Posted by Jeremy Bowers on March 18, 2006 at 9:52 am
Daniel Dreymann, I believe you today.
But I do not believe you tomorrow.
I am sure you have good intentions. I am sure the system will work as designed for, oh, a year or so. Then, ever so slowly but ever so surely, the standards for certification will drop, in practice if not “officially”, because the money sitting on the table from people who will pay to be certified, even though they shouldn’t be, will warp your company until it can no longer resist taking it. And then we’re in David’s scenario.

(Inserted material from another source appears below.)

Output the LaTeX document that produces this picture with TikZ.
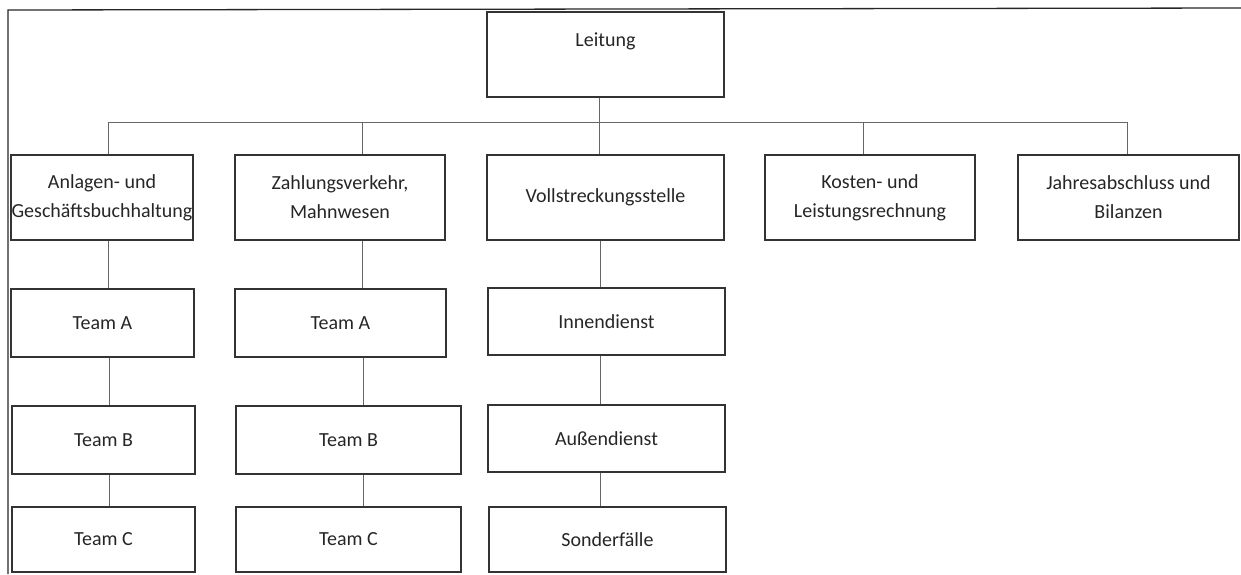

I’m not trying to impugn you personally. I just don’t think that your company, especially when it’s partying with AOL and Yahoo and other big companies, is going to be significantly more ethical than any other company I know of. Your investors are going to be happy to trade your reputation tomorrow for money today, and will be increasingly upset if you don’t.
Posted by Virgil Fritz on March 20, 2006 at 11:27 am
If charging for email is such a good way to stop SPAM (junk email) why is my snail mailbox full of useless flyers, offers for life insurance and to take out mortgages on homes I don’t even own? Get it! All they will do is take your money and you will get the same SPAM, or more, than you do now. The post office charges $0.39 per letter now, and I have not seen any reduction in the junk mail I get. In fact, they charge bulk senders less than they charge me. Do you really think it will be different when they do charge everyone for email?
Posted by Leslie Rieger on March 21, 2006 at 4:30 pm
If, as Daniel says, this CertifiedMail thing exists side by side with regular e-mail in your inbox, I fail to see how it does anything to deter spam. And unless I’ve read something incorrectly, reducing spam seems to be one of Goodmail’s stated goals.
Also, my e-mail provider already gives me the option of having anything not on a safelist delivered directly to my trash. My banks, my friends, my newsletters, vendors I do business with, etc, are all already on my safe list and come to my inbox, and I know they’re messages from people I actually want to correspond with or information that I need. I see no benefit to having any of those businesses or people pay to send me certified mail, because it’s already filtered and it works. Sure, if I order something from somewhere I haven’t before, or make a new friend, I have to scroll through the crap in my junk mail folder and add them to my safe list, but then I still know when the message turns up in my inbox that it’s there because I want it, and not because someone paid for it to be.
Posted by Deborah Plummer on March 24, 2006 at 2:13 pm
I don’t agree with the philosophy of “goodmail.” It seems another attempt for a corporation to make money, usually from the people ill-prepared to pay. I use “education/knowledge” to detect what is spam or not plus, yahoo.com does an excellent job of filtering spam. It is a sneaky way to start charging for what was once free and there should be no problem with the “free.”
Peace
Posted by Like Wow on April 12, 2006 at 9:20 pm
Goodmail’s logic is so twisted, it’s evil. Example: I have a blacklist against the North American Man/Boy Love Association because they are evil freaks of limitless scumminess. If NAMBLA hands Goodmail a few bucks, suddenly I am forced to have NAMBLA newsletters stuffed into my mailbox urging me to sodomize little boys. Goodmail argues it is good, wholesome and, in fact, healthy for the Internet for them to make money forcing me to read twisted, evil tomes from the monstrous evil-doers at NAMBLA. Likewise, I filter against neo-Nazi newsletters. Under the Goodmail scheme, my mailbox could suddenly be stuffed to the breaking point with diatribes urging me to consider genocide as well as child rape as “alternative lifestyle choices” while my mother’s quilting newsletter is relegated to the filtered channel which may, whoops, land her hobbyletter on the server room floor. The perfection of a system that makes one company rich, stomps on my mom’s throat and gives neo-Nazis and pederasts preferential email delivery treatment somehow eludes me.